Ich habe das Problem, weil ich die IDE upgedated habe.
Zuvor hatte ich das Projekt mit mit ANT erstellt.
Dabei braucht man nur die ganzen Libs zu laden und sie stehen einem zur Verfügung.

Ich fand aber gradle übersichtlicher und das finde ich auch jetzt noch.
Man kann dort die Libaries übersichtlich updaten, austauschen und testen, das ist bei Ant nicht so einfach.
Vielleicht mach nur einen kleinen Fehler.

Das Laden der Jasper jars müßte doch eigentlich reichen oder gibt es da etwas was man wissen muss ?
Bei den anderen funktioniert es ja auch.

Als ich bei der Suche auf den Link oben gestoßen bin, habe ich gedacht ob vielleicht ANT noch etwas damit anstellt
also erst kompliert und dann einbindet und das nun mit gradle erst eingestellt werden muss.

Der Linkersteller legt ja auch Verzeichnisse in seinem Projekt an.

Nach all dem Suchen bin ich aber nun der Meinung das jasperreports doch nur als Libary zur Verfügung stellt.
Das müsste doch reichen.

Vielleicht kannst mir mal erklären was das anders ist und warum meine anderen Lib nach dem einbinden auch nicht
mehr von meinen Klassen gefunden werden.


----------



## Joob (11. Okt 2019)

Ach so:
das habe ich natürlich als erstes probiert.
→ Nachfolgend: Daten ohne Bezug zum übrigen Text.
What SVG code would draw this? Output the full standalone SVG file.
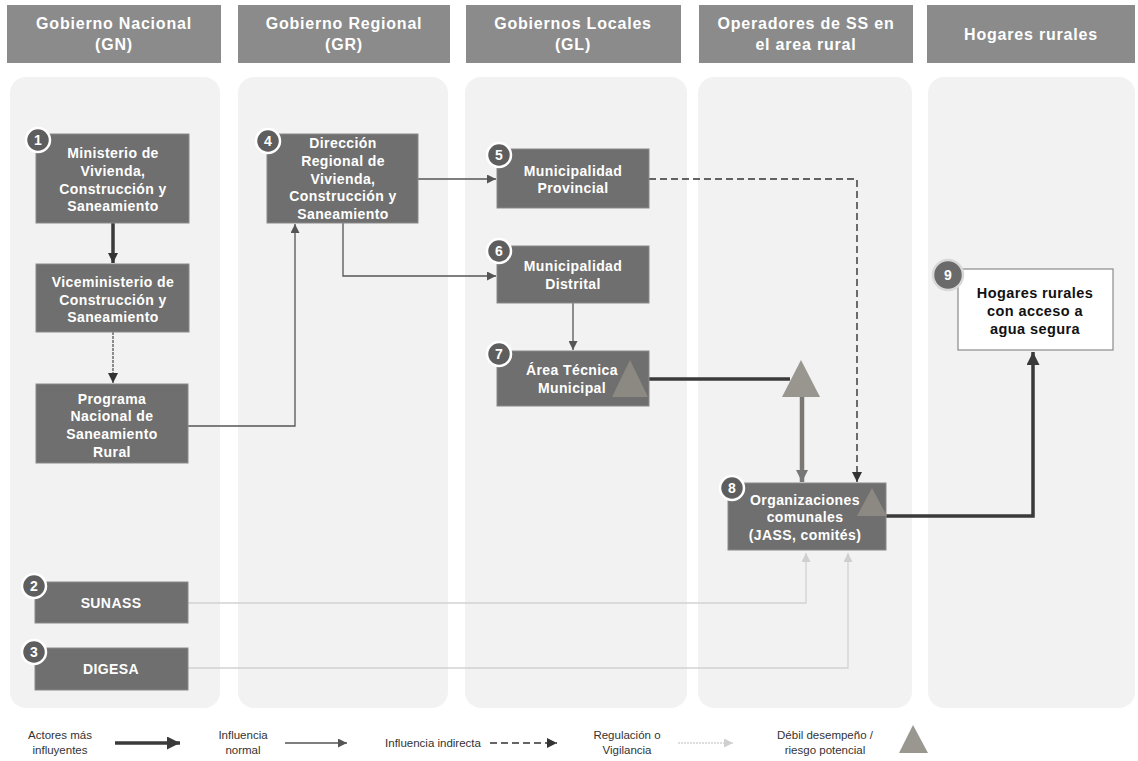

compile group: 'net.sf.jasperreports', name: 'jasperreports', version: '5.5.0'

aber dann werden weder die JasperLibs noch alle anderen gefunden.


----------



## Joob (13. Okt 2019)

Habe die Lösung gefunden:

es gab eine Abhängigkeit:
build.script:

    compile group: 'com.lowagie', name: 'itext', version: '2.1.7'
    compile group: 'net.sf.jasperreports', name: 'jasperreports', version: '6.10.0'

für erste OK, ich konnte aber wegen neuer Probleme nicht testen.


----------